■ YOUR TASK ■
Find the lines below that contain the string "size". Copy each one.

■ COLLECTED MATERIAL ■
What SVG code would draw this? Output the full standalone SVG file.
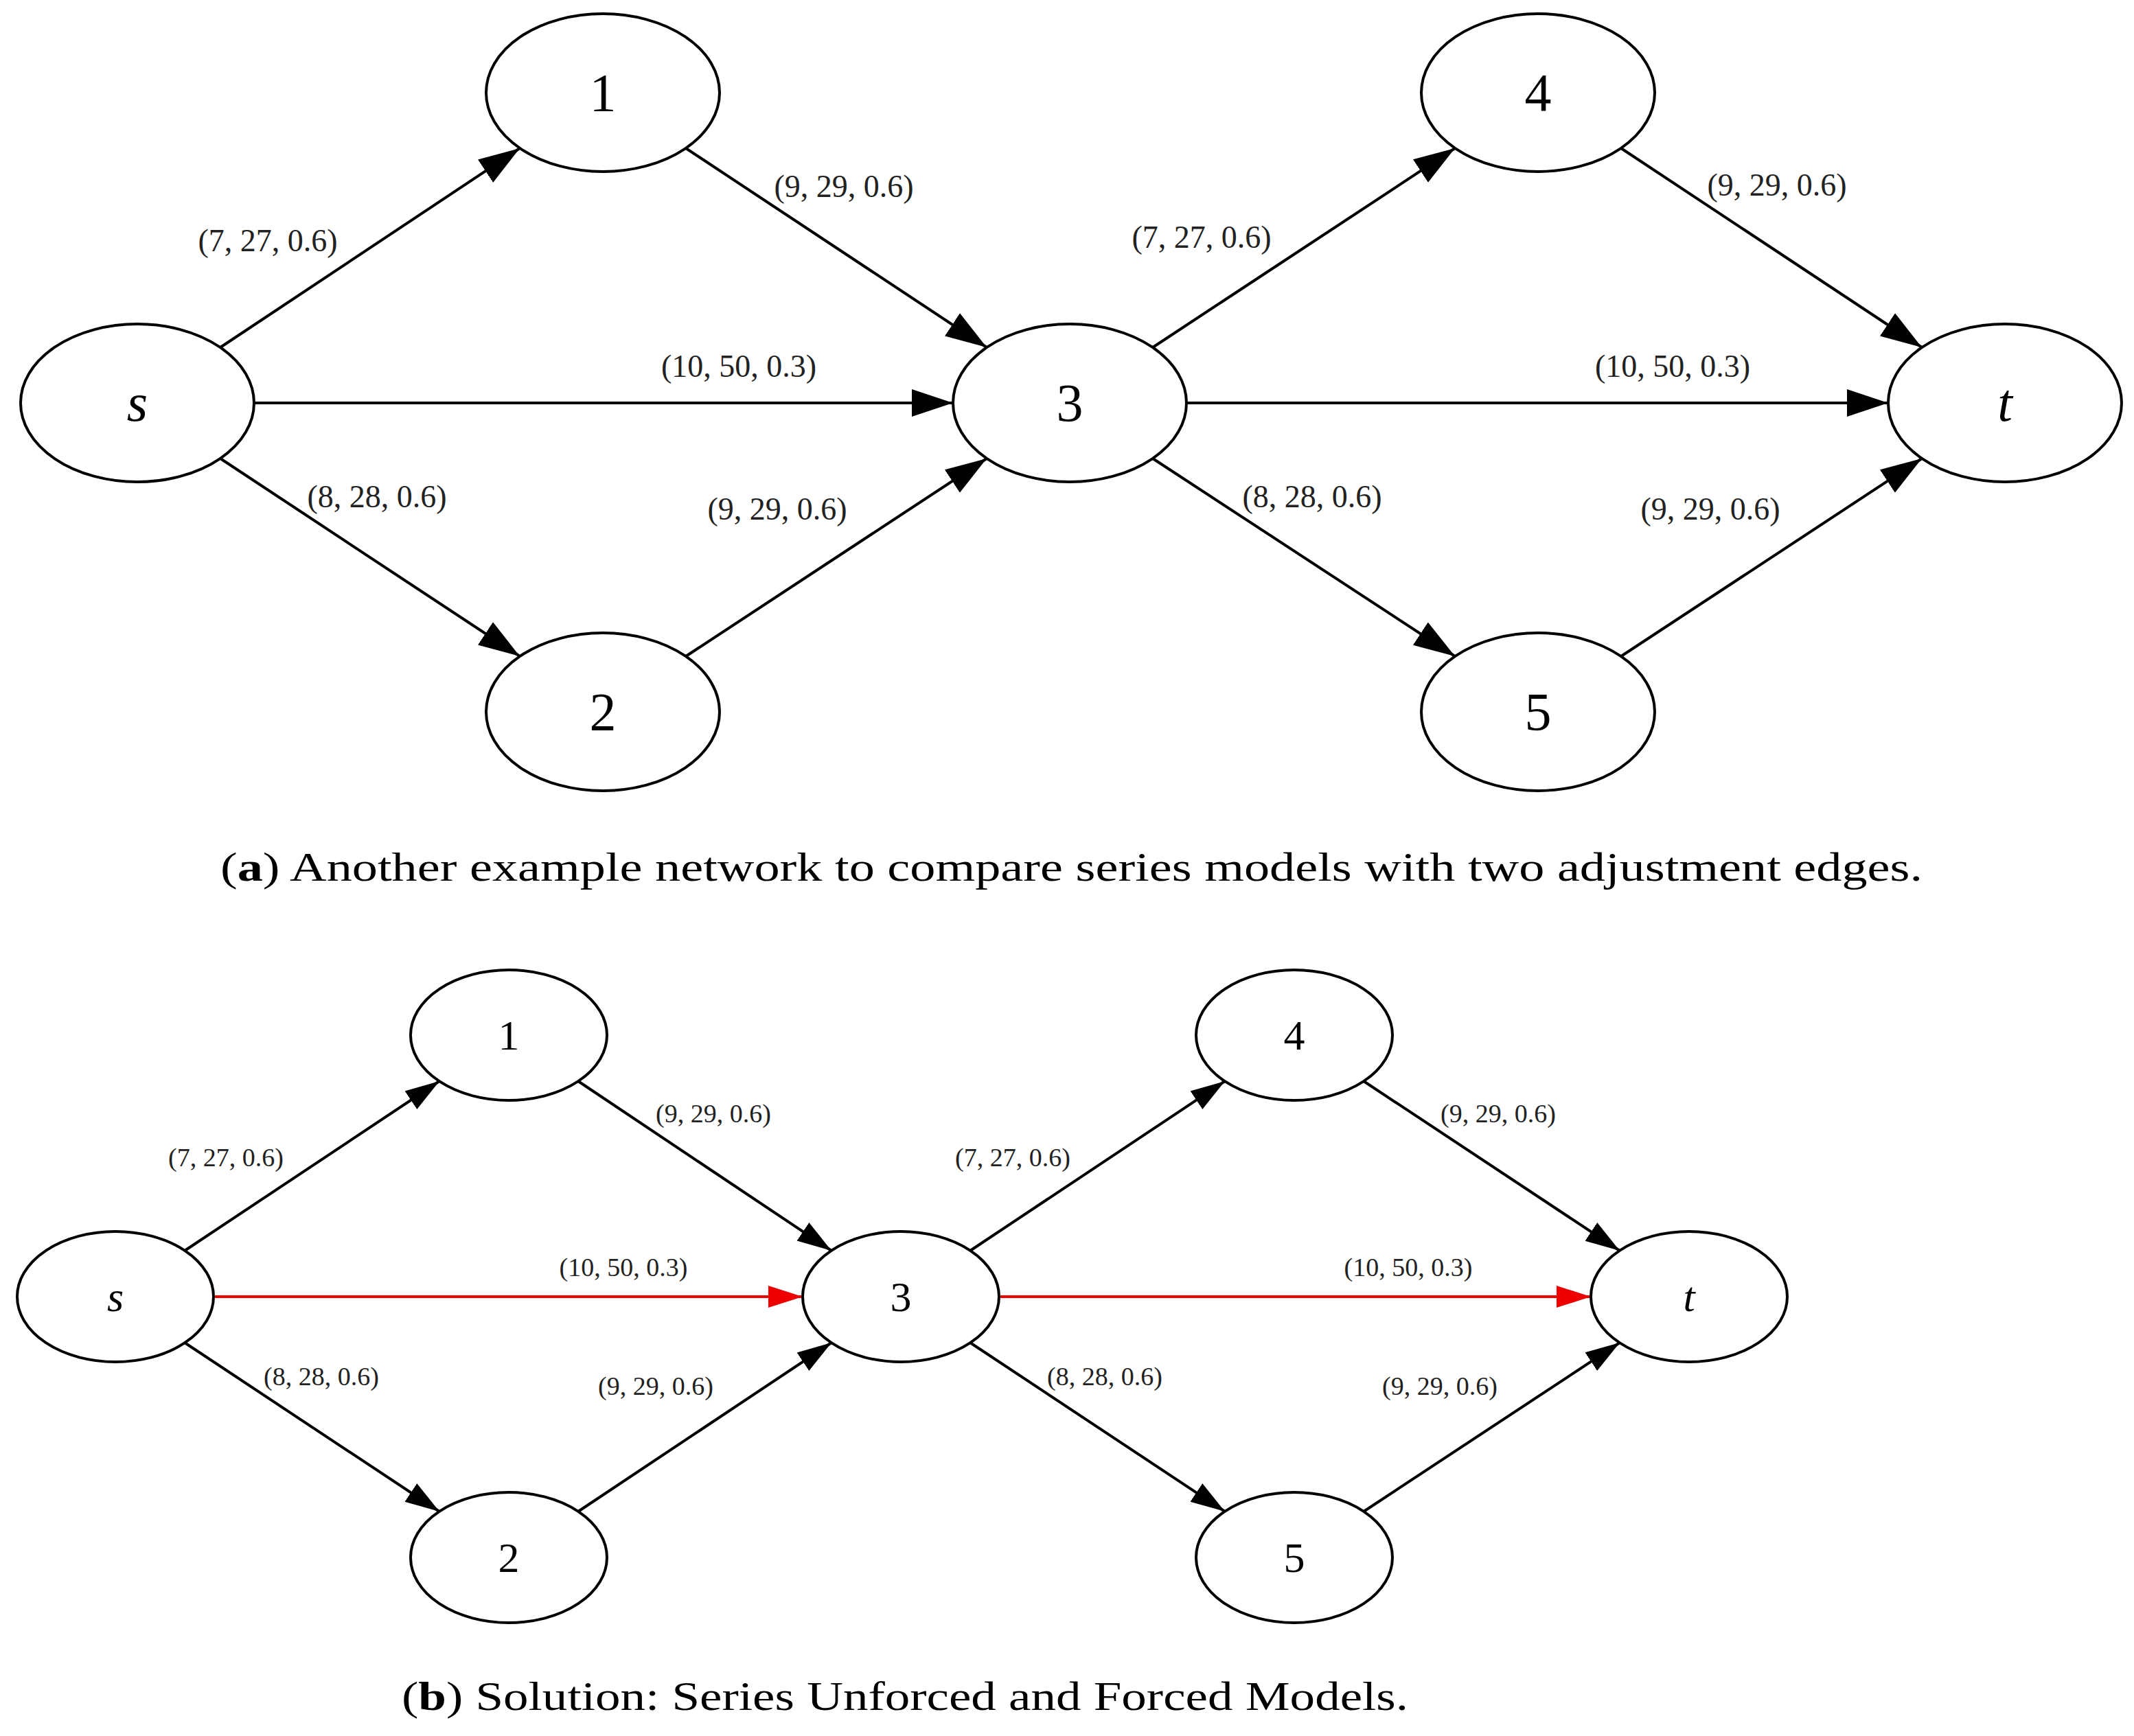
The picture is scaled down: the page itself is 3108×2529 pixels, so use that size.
<svg xmlns="http://www.w3.org/2000/svg" width="3108" height="2529" viewBox="0 0 3108 2529">
<style>
.n{fill:#fff;stroke:#000;stroke-width:4}
.e{stroke:#000;stroke-width:4;fill:none}
.r{stroke:#e00;stroke-width:4;fill:none}
text{font-family:"Liberation Serif","Times New Roman",serif;fill:#000}
.t1{font-size:78px;text-anchor:middle}
.t2{font-size:62px;text-anchor:middle}
.l1{font-size:46px;text-anchor:middle;fill:#222}
.l2{font-size:38px;text-anchor:middle;fill:#222}
.c{font-size:60px}
</style>
<defs>
<marker id="a" markerUnits="userSpaceOnUse" markerWidth="60" markerHeight="50" viewBox="0 0 60 50" refX="60" refY="25" orient="auto"><path d="M0,5 L60,25 L0,45 Z" fill="#000"/></marker>
<marker id="b" markerUnits="userSpaceOnUse" markerWidth="50" markerHeight="40" viewBox="0 0 50 40" refX="50" refY="20" orient="auto"><path d="M0,4 L50,20 L0,36 Z" fill="#000"/></marker>
<marker id="br" markerUnits="userSpaceOnUse" markerWidth="50" markerHeight="40" viewBox="0 0 50 40" refX="50" refY="20" orient="auto"><path d="M0,4 L50,20 L0,36 Z" fill="#e00"/></marker>
</defs>
<g id="edges">
<line class="e" x1="321" y1="506" x2="757" y2="216" marker-end="url(#a)"/>
<line class="e" x1="321" y1="668" x2="757" y2="956" marker-end="url(#a)"/>
<line class="e" x1="370" y1="587" x2="1388" y2="587" marker-end="url(#a)"/>
<line class="e" x1="999" y1="216" x2="1437" y2="506" marker-end="url(#a)"/>
<line class="e" x1="999" y1="956" x2="1437" y2="668" marker-end="url(#a)"/>
<line class="e" x1="1679" y1="506" x2="2119" y2="216" marker-end="url(#a)"/>
<line class="e" x1="1679" y1="668" x2="2119" y2="956" marker-end="url(#a)"/>
<line class="e" x1="1728" y1="587" x2="2750" y2="587" marker-end="url(#a)"/>
<line class="e" x1="2361" y1="216" x2="2799" y2="506" marker-end="url(#a)"/>
<line class="e" x1="2361" y1="956" x2="2799" y2="668" marker-end="url(#a)"/>

<line class="e" x1="269" y1="1822" x2="640" y2="1575" marker-end="url(#b)"/>
<line class="e" x1="269" y1="1956" x2="640" y2="2202" marker-end="url(#b)"/>
<line class="r" x1="311" y1="1889" x2="1169" y2="1889" marker-end="url(#br)"/>
<line class="e" x1="842" y1="1575" x2="1211" y2="1822" marker-end="url(#b)"/>
<line class="e" x1="842" y1="2202" x2="1211" y2="1956" marker-end="url(#b)"/>
<line class="e" x1="1413" y1="1822" x2="1784" y2="1575" marker-end="url(#b)"/>
<line class="e" x1="1413" y1="1956" x2="1784" y2="2202" marker-end="url(#b)"/>
<line class="r" x1="1455" y1="1889" x2="2317" y2="1889" marker-end="url(#br)"/>
<line class="e" x1="1986" y1="1575" x2="2359" y2="1822" marker-end="url(#b)"/>
<line class="e" x1="1986" y1="2202" x2="2359" y2="1956" marker-end="url(#b)"/>
</g>
<g id="labels">
<text class="l1" x="390" y="366">(7, 27, 0.6)</text>
<text class="l1" x="1229" y="287">(9, 29, 0.6)</text>
<text class="l1" x="1076" y="549">(10, 50, 0.3)</text>
<text class="l1" x="549" y="739">(8, 28, 0.6)</text>
<text class="l1" x="1132" y="757">(9, 29, 0.6)</text>
<text class="l1" x="1750" y="361">(7, 27, 0.6)</text>
<text class="l1" x="2588" y="285">(9, 29, 0.6)</text>
<text class="l1" x="2436" y="549">(10, 50, 0.3)</text>
<text class="l1" x="1911" y="739">(8, 28, 0.6)</text>
<text class="l1" x="2491" y="757">(9, 29, 0.6)</text>
<text class="l2" x="329" y="1699">(7, 27, 0.6)</text>
<text class="l2" x="1039" y="1635">(9, 29, 0.6)</text>
<text class="l2" x="908" y="1859">(10, 50, 0.3)</text>
<text class="l2" x="468" y="2018">(8, 28, 0.6)</text>
<text class="l2" x="955" y="2032">(9, 29, 0.6)</text>
<text class="l2" x="1475" y="1699">(7, 27, 0.6)</text>
<text class="l2" x="2182" y="1635">(9, 29, 0.6)</text>
<text class="l2" x="2051" y="1859">(10, 50, 0.3)</text>
<text class="l2" x="1609" y="2018">(8, 28, 0.6)</text>
<text class="l2" x="2097" y="2032">(9, 29, 0.6)</text>
</g>
<g id="a_s"><ellipse class="n" cx="200" cy="587" rx="170" ry="115"/><text class="t1" x="200" y="613" font-style="italic">s</text></g>
<g id="a_1"><ellipse class="n" cx="878" cy="135" rx="170" ry="115"/><text class="t1" x="878" y="161">1</text></g>
<g id="a_2"><ellipse class="n" cx="878" cy="1037" rx="170" ry="115"/><text class="t1" x="878" y="1063">2</text></g>
<g id="a_3"><ellipse class="n" cx="1558" cy="587" rx="170" ry="115"/><text class="t1" x="1558" y="613">3</text></g>
<g id="a_4"><ellipse class="n" cx="2240" cy="135" rx="170" ry="115"/><text class="t1" x="2240" y="161">4</text></g>
<g id="a_5"><ellipse class="n" cx="2240" cy="1037" rx="170" ry="115"/><text class="t1" x="2240" y="1063">5</text></g>
<g id="a_t"><ellipse class="n" cx="2920" cy="587" rx="170" ry="115"/><text class="t1" x="2920" y="613" font-style="italic">t</text></g>
<g id="b_s"><ellipse class="n" cx="168" cy="1889" rx="143" ry="95"/><text class="t2" x="168" y="1910" font-style="italic">s</text></g>
<g id="b_1"><ellipse class="n" cx="741" cy="1508" rx="143" ry="95"/><text class="t2" x="741" y="1529">1</text></g>
<g id="b_2"><ellipse class="n" cx="741" cy="2269" rx="143" ry="95"/><text class="t2" x="741" y="2290">2</text></g>
<g id="b_3"><ellipse class="n" cx="1312" cy="1889" rx="143" ry="95"/><text class="t2" x="1312" y="1910">3</text></g>
<g id="b_4"><ellipse class="n" cx="1885" cy="1508" rx="143" ry="95"/><text class="t2" x="1885" y="1529">4</text></g>
<g id="b_5"><ellipse class="n" cx="1885" cy="2269" rx="143" ry="95"/><text class="t2" x="1885" y="2290">5</text></g>
<g id="b_t"><ellipse class="n" cx="2460" cy="1889" rx="143" ry="95"/><text class="t2" x="2460" y="1910" font-style="italic">t</text></g>
<g id="captions">
<text class="c" x="321" y="1283" textLength="2479" lengthAdjust="spacingAndGlyphs">(<tspan font-weight="bold">a</tspan>) Another example network to compare series models with two adjustment edges.</text>
<text class="c" x="585" y="2491" textLength="1466" lengthAdjust="spacingAndGlyphs">(<tspan font-weight="bold">b</tspan>) Solution: Series Unforced and Forced Models.</text>
</g>
</svg>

■ WRITTEN SOLUTION ■
The picture is scaled down: the page itself is 3108×2529 pixels, so use that size.
.t1{font-size:78px;text-anchor:middle}
.t2{font-size:62px;text-anchor:middle}
.l1{font-size:46px;text-anchor:middle;fill:#222}
.l2{font-size:38px;text-anchor:middle;fill:#222}
.c{font-size:60px}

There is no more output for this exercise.